C’est alors dans ce cadre qu’elle définit son positionnement. Beaucoup lui reprochent de travailler pour Microsoft. Mais elle se considère comme une activiste dont la mission est de mettre en relief les complexités, les tensions et les peurs suscitées par un monde nouveau afin de faire de nous un public éclairé capable d’exercer son sens critique.

Pour ce qui me concerne, deux points ont particulièrement attiré mon attention :

  1. ses tentatives pour faire la distinction entre les changements réels liés aux nouvelles technologies et ce que nous en fantasmons
  2. ses interrogations sur les pouvoirs qui émergent de ces technologies et sur notre liberté vraie qui est une question qu’on ne se pose sans doute pas assez aujourd’hui.

Les jeunes qui passent leur temps devant des ordinateurs sont-ils sur le point de devenir incultes ?

C’est la question que pose l’émission « Place de la Toile » du 2 février 2013 et dont le titre est « Culture numérique et Jeunesse inculte ».

En effet, c’est un des problèmes que soulève actuellement le discours ambiant (tenu par qui?). Apparemment, nos jeunes ne lisent plus, ne savent faire que du copier-coller, chatter avec les copains, s’adonner à des jeux violents et errer de lien en lien.

Or, pour les participants à la discussion (il ne s’agit pas d’un débat puisqu’il n’y a pas de défenseur de l’idée d’un déclin de la culture), il y a une redéfinition de la culture et de l’accès à la culture.

Avant le numérique, le bien culturel était rare. Il avait été laborieusement construit par les générations précédentes. Seule, une minorité le détenait et le transmettait à un nombre nécessairement limité de représentants de la génération suivante et ceci dans des lieux dédiés.

Aujourd’hui, « on trouve tout sur internet ». D’où une autre approche de la culture et de la manière dont elle se construit. D’autres parcours entrent en concurrence avec les lieux dédiés à l’enseignement. Si 75% des jeunes font des recherches pour l’école, ils sont aussi 80% à en faire pour leur propre compte. Et ils se bâtissent ainsi des connaissances en parcourant, non pas le sentier balisé du cadre légitime, mais les sinuosités des hyperliens et de leurs propres associations d’idées.

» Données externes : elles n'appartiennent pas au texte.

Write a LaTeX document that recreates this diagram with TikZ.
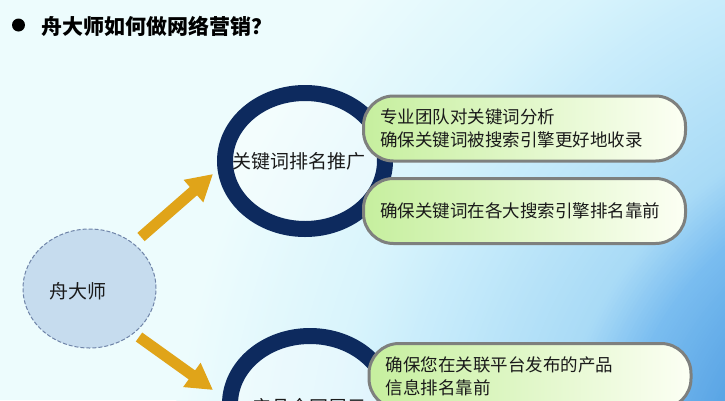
\documentclass[tikz,border=0pt]{standalone}
\usepackage{fontspec}
\newfontfamily\cjk{Noto Sans CJK SC}
\usetikzlibrary{shapes.geometric,arrows.meta}
\definecolor{sA}{HTML}{3A8CD8}
\definecolor{sB}{HTML}{5AA5E5}
\definecolor{sC}{HTML}{7ABDF0}
\definecolor{sD}{HTML}{A8DAF6}
\definecolor{sE}{HTML}{C8ECFB}
\definecolor{sF}{HTML}{D8F4FC}
\definecolor{sG}{HTML}{EDFCFD}
\definecolor{navy}{HTML}{0D2A5E}
\definecolor{gold}{HTML}{E0A419}
\definecolor{boxL}{HTML}{C6EF9E}
\definecolor{boxR}{HTML}{FCFFF4}
\definecolor{boxline}{HTML}{7E807E}
\definecolor{ellfill}{HTML}{C6DCEE}
\definecolor{elldraw}{HTML}{6F84A8}
\definecolor{txt}{HTML}{1A1A1A}
\tikzset{
  ring/.style={ellipse, draw=navy, line width=16pt, fill=white, fill opacity=0.35, minimum width=160pt, minimum height=136pt, inner sep=0pt},
  ringtext/.style={font=\cjk\fontsize{19}{22}\selectfont, text=txt, inner sep=0pt},
  infobox/.style={draw=boxline, line width=3pt, rounded corners=30pt, left color=boxL, right color=boxR, minimum width=322pt, minimum height=65pt, text width=289pt, align=left, inner sep=0pt, font=\cjk\fontsize{17.5}{23}\selectfont, text=txt},
  goldarrow/.style={draw=gold, line width=11pt, -{Triangle[length=26pt,width=28pt]}},
  centre/.style={ellipse, draw=elldraw, dash pattern=on 4pt off 2pt, line width=1pt, fill=ellfill, minimum width=133pt, minimum height=119pt, inner sep=0pt}
}
\begin{document}
\begin{tikzpicture}[x=1pt,y=-1pt]
\useasboundingbox (0,0) rectangle (725,400);
\clip (0,0) rectangle (725,400);
% background: radial glow from lower right
\fill[sG] (0,0) rectangle (725,400);
\foreach \ro/\ri/\co/\ci in {780/620/sG/sF, 620/550/sF/sE, 550/400/sE/sD, 400/340/sD/sC, 340/250/sC/sB, 250/0/sB/sA} {
  \pgfmathtruncatemacro\rs{\ro-3}
  \pgfmathtruncatemacro\re{\ri+2}
  \foreach \r in {\ro,\rs,...,\re} {
    \pgfmathtruncatemacro\p{(\ro-\r)/(\ro-\ri)*100}
    \fill[\ci!\p!\co] (950,500) circle[radius=\r];
  }
}
% title
\fill[black] (18.5,25) circle[radius=6.5];
\node[anchor=west, font=\cjk\bfseries\fontsize{21}{24}\selectfont, text=black, inner sep=0pt] (title) at (41,26) {舟大师如何做网络营销？};
% arrows
\coordinate (a1s) at (141,237);
\coordinate (a1e) at (213,174);
\coordinate (a2s) at (139,337);
\coordinate (a2e) at (213,390);
\draw[goldarrow] (a1s) -- (a1e);
\draw[goldarrow] (a2s) -- (a2e);
% centre ellipse
\node[centre] (zds) at (89.5,288.5) {};
\node[ringtext] (zdst) at (78,291) {舟大师};
% rings
\node[ring] (r1) at (305,161) {};
\node[ringtext] (r1t) at (298.5,161) {关键词排名推广};
\node[ring] (r2) at (310,404) {};
\node[ringtext] (r2t) at (309,407) {产品全网展示};
% boxes
\node[infobox] (b1) at (524.5,128.5) {专业团队对关键词分析\\确保关键词被搜索引擎更好地收录};
\node[infobox] (b2) at (524.5,211) {确保关键词在各大搜索引擎排名靠前};
\node[infobox] (b3) at (530,376) {确保您在关联平台发布的产品\\信息排名靠前};
\end{tikzpicture}
\end{document}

A cette occasion, ils ne se contentent pas de réunir des contenus : ils en produisent. 60% d’entre eux, en effet, utilisent vraiment les applications qu’ils ont téléchargées telles que les logiciels photos. Ils mettent ainsi en place une culture de l’amateur, par exemple à travers des mix. Ainsi impliqués, ils se regroupent souvent dans des communautés autour de leurs centres d’intérêt. Pas question ici de solitude devant l’écran, mais de l’émergence d’une culture populaire qui interroge la culture classique.

Au bout du chemin, peut-on dire que cette jeunesse devient inculte ? L’émission ne répond pas directement à la question telle que je la pose, mais sous-entend que non. Cependant, je m’interroge : les jeunes, que savent-ils au juste faire de et avec ces technologies ? Que puis-je et dois-je leur apprendre?

Place de la toile sur France Culture.

L’émission « Place de la toile » est diffusée le samedi à 18 heures 10 sur France Culture et est animée par Xavier Delaporte. C’est un rendez-vous incontournable pour ceux qui s’intéressent à PLUS qu’à la dimension technique du numérique. On entre dans le social, l’économique, le philosophique, en bref, dans l’humain (même si l’étude du langage mathématique n’est pas occultée) C’est l’occasion d’acquérir une véritable culture du web, dans un sens humaniste du terme.